As businesses continue to invest in technology, the amount and variety of information they maintain in electronic form grows in exponential quantities. As such, many companies now find themselves recipients of third-party subpoenas seeking electronically stored information (ESI) in addition to traditional paper discovery. The costs of responding to such requests can be substantial. Nonetheless, the Federal Rules of Civil Procedure (as well as most state procedural rules) permit the discovery of ESI from nonparties to litigation. Accordingly, in-house counsel should take a proactive approach when responding to a subpoena and be mindful of their rights to seek relief from overbroad requests and/or to shift some or all of those costs to the party seeking such information.
Assuming the third party is unable to reach an agreement to limit the subpoena to a reasonable scope and time frame, the party may seek relief pursuant to Federal Rule of Civil Procedure 45, which provides that a “person responding to a subpoena need not provide discovery of electronically stored information from sources that the person identifies as not reasonably accessible because of undue burden or cost.” For example, if a subpoena seeks ESI dating back multiple years and the older data is available only on backup tapes, such historical data is arguably not readily available in light of the additional costs to restore the data. The courts are generally mindful of the high costs associated with the collection and production of ESI and are reluctant to impose such costs on third parties. However, a court may still order discovery from such sources if the requesting party shows good cause. In this regard, a party can show good cause by demonstrating that the data is critical to the litigation and that the party has no alternative to obtain such records.

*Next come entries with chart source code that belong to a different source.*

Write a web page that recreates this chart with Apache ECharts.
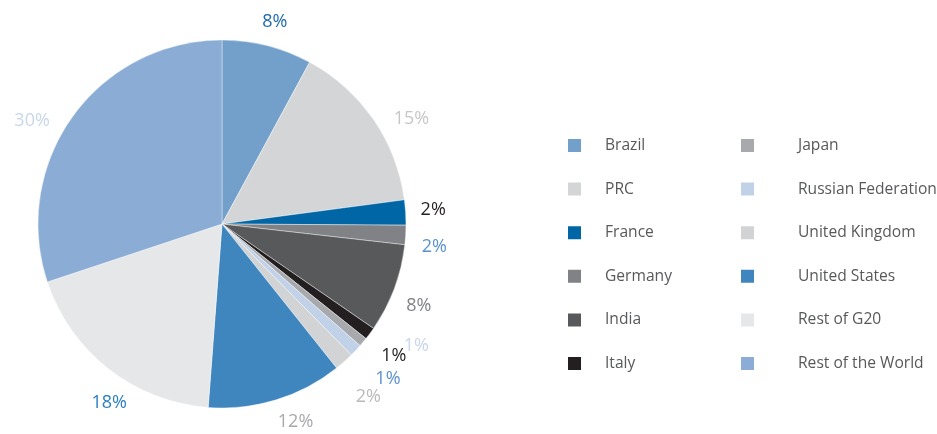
<!DOCTYPE html>
<html>
<head>
<meta charset="utf-8">
<script src="https://cdn.jsdelivr.net/npm/echarts@6/dist/echarts.min.js"></script>
<style>
  html, body { margin: 0; padding: 0; background: #fff; }
  #main { width: 937px; height: 434px; }
</style>
</head>
<body>
<div id="main"></div>
<script>
// categories, clockwise from 12 o'clock
var names = ['Brazil', 'PRC', 'France', 'Germany', 'India', 'Italy',
  'Japan', 'Russian Federation', 'United Kingdom', 'United States', 'Rest of G20', 'Rest of the World'];
// shares (%)
var shares = [7.9, 15.0, 2.2, 1.7, 7.8, 1.1, 0.8, 1.1, 1.7, 11.9, 18.7, 30.1];
// printed labels
var labels = ['8%', '15%', '2%', '2%', '8%', '1%', '1%', '1%', '2%', '12%', '18%', '30%'];

var sliceColors = ['#72a0cb', '#d4d5d6', '#0066a6', '#808285', '#58595b', '#231f20',
  '#a7a9ac', '#c0d1e8', '#d1d3d4', '#3f85be', '#e6e7e8', '#8bacd4'];
var labelColors = ['#1f6aa8', '#c6c7c8', '#231f20', '#5b93cc', '#808285', '#c9d7ea',
  '#231f20', '#5b93cc', '#b9babb', '#a7a9ac', '#2a7fc0', '#c9d7ea'];
// small nudges so the labels sit where the original put them
var nudgeX = [-9, 7, -1, 0, -3, 21, 6, 8, 1, -3, 28, -10];
var nudgeY = [-8, 8, -2, 11, 12, 3, 3, 18, 23, 7, 21, 14];

var font = '"Open Sans", "Noto Sans", sans-serif';
var chart = echarts.init(document.getElementById('main'));

var data = names.map(function (n, i) {
  return {
    name: n,
    value: shares[i],
    itemStyle: { color: sliceColors[i] },
    label: { color: labelColors[i], formatter: labels[i] }
  };
});

function legendFor(list, left, pad) {
  return {
    orient: 'vertical',
    left: left,
    top: 132,
    itemWidth: 15,
    itemHeight: 15,
    itemGap: 26.6,
    icon: 'rect',
    data: list,
    selectedMode: false,
    textStyle: { fontFamily: font, fontSize: 15.6, color: '#58595b', padding: [0, 0, 0, pad] }
  };
}

var option = {
  animation: false,
  legend: [
    legendFor(names.slice(0, 6), 561, 18),
    legendFor(names.slice(6), 734, 38)
  ],
  series: [{
    type: 'pie',
    center: [222, 224],
    radius: 184,
    startAngle: 90,
    clockwise: true,
    avoidLabelOverlap: false,
    itemStyle: { borderColor: '#fff', borderWidth: 0.4 },
    label: {
      show: true,
      position: 'outside',
      fontFamily: font,
      fontSize: 18,
      distanceToLabelLine: 0
    },
    labelLine: { show: false, length: 16, length2: 0 },
    labelLayout: function (p) {
      return { dx: nudgeX[p.dataIndex], dy: nudgeY[p.dataIndex], hideOverlap: false };
    },
    data: data
  }]
};

chart.setOption(option);
</script>
</body>
</html>
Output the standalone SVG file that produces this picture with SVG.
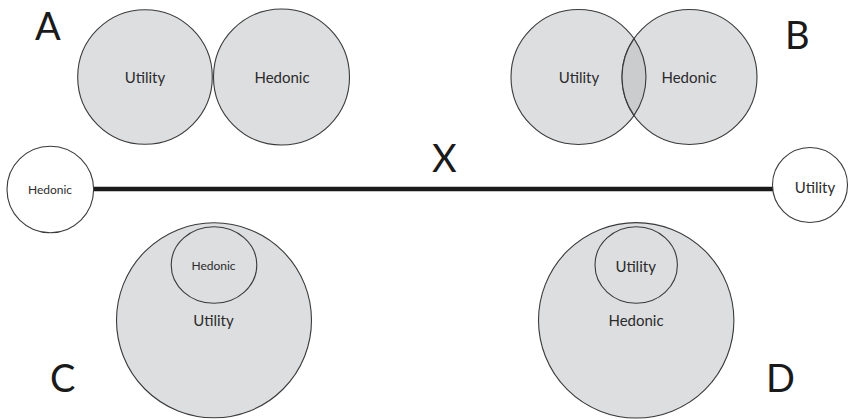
<svg xmlns="http://www.w3.org/2000/svg" width="850" height="419" viewBox="0 0 850 419">
  <style>
    .set { fill: #dddee0; stroke: #3a3a3a; stroke-width: 1.1; }
    .lens { fill: #cbccce; stroke: #3a3a3a; stroke-width: 1.1; }
    .pole { fill: #ffffff; stroke: #3a3a3a; stroke-width: 1.1; }
    .lbl { font-family: Lato, "Open Sans", "Liberation Sans", sans-serif; fill: #2b2b2b; text-anchor: middle; }
    .big { font-size: 15px; }
    .small { font-size: 12px; }
    .letter { font-family: Lato, "Open Sans", "Liberation Sans", sans-serif; font-size: 38px; fill: #1a1a1a; }
    .axis { stroke: #1a1a1a; stroke-width: 4.5; fill: none; }
  </style>
  <rect width="850" height="419" fill="#ffffff"/>

  <g id="connectors">
    <line class="axis" x1="94" y1="189" x2="773" y2="189"/>
  </g>

  <g id="label-A"><text class="letter" x="35" y="40">A</text></g>
  <g id="label-B"><text class="letter" x="785" y="49">B</text></g>
  <g id="label-X"><text class="letter" x="432" y="172">X</text></g>
  <g id="label-C"><text class="letter" x="50" y="392">C</text></g>
  <g id="label-D"><text class="letter" x="766" y="392">D</text></g>

  <g id="A-utility">
    <circle class="set" cx="145" cy="77" r="67.3"/>
    <text class="lbl big" x="145" y="83">Utility</text>
  </g>
  <g id="A-hedonic">
    <circle class="set" cx="281.5" cy="77" r="68"/>
    <text class="lbl big" x="282" y="83">Hedonic</text>
  </g>

  <g id="B-utility">
    <circle class="set" cx="578.5" cy="77" r="67.5"/>
    <text class="lbl big" x="579" y="83">Utility</text>
  </g>
  <g id="B-hedonic">
    <circle class="set" cx="689.5" cy="77" r="67.5"/>
    <text class="lbl big" x="689" y="83">Hedonic</text>
  </g>
  <g id="B-overlap">
    <path class="lens" d="M634,38.6 A67.5,67.5 0 0 1 634,115.4 A67.5,67.5 0 0 1 634,38.6 Z"/>
  </g>

  <g id="X-hedonic">
    <circle class="pole" cx="50.3" cy="189.5" r="43.3"/>
    <text class="lbl small" x="50" y="194">Hedonic</text>
  </g>
  <g id="X-utility">
    <circle class="pole" cx="810" cy="185" r="37.5"/>
    <text class="lbl big" x="815" y="192.5">Utility</text>
  </g>

  <g id="C-utility">
    <circle class="set" cx="214" cy="320.3" r="97.5"/>
    <text class="lbl big" x="213.5" y="325.5">Utility</text>
  </g>
  <g id="C-hedonic">
    <ellipse class="set" cx="214" cy="265" rx="42.8" ry="38.3"/>
    <text class="lbl small" x="213.5" y="270">Hedonic</text>
  </g>

  <g id="D-hedonic">
    <circle class="set" cx="636.2" cy="320.3" r="97.7"/>
    <text class="lbl big" x="636" y="325.5">Hedonic</text>
  </g>
  <g id="D-utility">
    <ellipse class="set" cx="636.2" cy="265" rx="41.2" ry="38.3"/>
    <text class="lbl big" x="635.7" y="271.5">Utility</text>
  </g>
</svg>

For example, in the 2007 case Guy Chemical Company, Inc. v. Romaco AG, the defendant sought electronic business records from the plaintiff’s customer, a third party to the litigation. The third party had access to such records, but the request required the third party to search for and locate the records through an outside computer firm at a cost of approximately $7,000. The court held such cost to be indicative “that the information is not reasonably accessible absent undue burden.” The court further noted that the “non-party status is a significant factor to be considered in determining whether the burden imposed by a subpoena is undue.” Thus, the court concluded that “it is not [the third party’s] lawsuit and they should not have to pay for the costs associated with someone else’s dispute.” The court then ordered the third party to produce the requested records to the defendant, but on the condition that the defendant bears the associated costs.
Obviously, questions of reasonableness and balancing the burden of third-party compliance with the benefit of the material sought ultimately depend upon the particular circumstances of each case. However, knowing and exercising the rights provided by the rules of civil procedure can help you limit the burdens associated with responding to third-party discovery. Indeed, sometimes the mere threat of cost shifting alone motivates the party seeking third-party discovery to take a more reasonable view as to what information they really need.
Thus, the takeaway here is that when receiving a subpoena for records including ESI, in-house counsel should first engage the party seeking such records to limit the requests to a reasonable time and scope to avoid undue burden. However, if this is not possible, in-house counsel should be mindful of the rights and procedures pursuant to the Federal Rules of Civil Procedure (and any corollary rules under applicable state procedural rules) to avoid any undue burden associated with ESI and/or to shift the cost of such discovery as appropriate to the party seeking such information.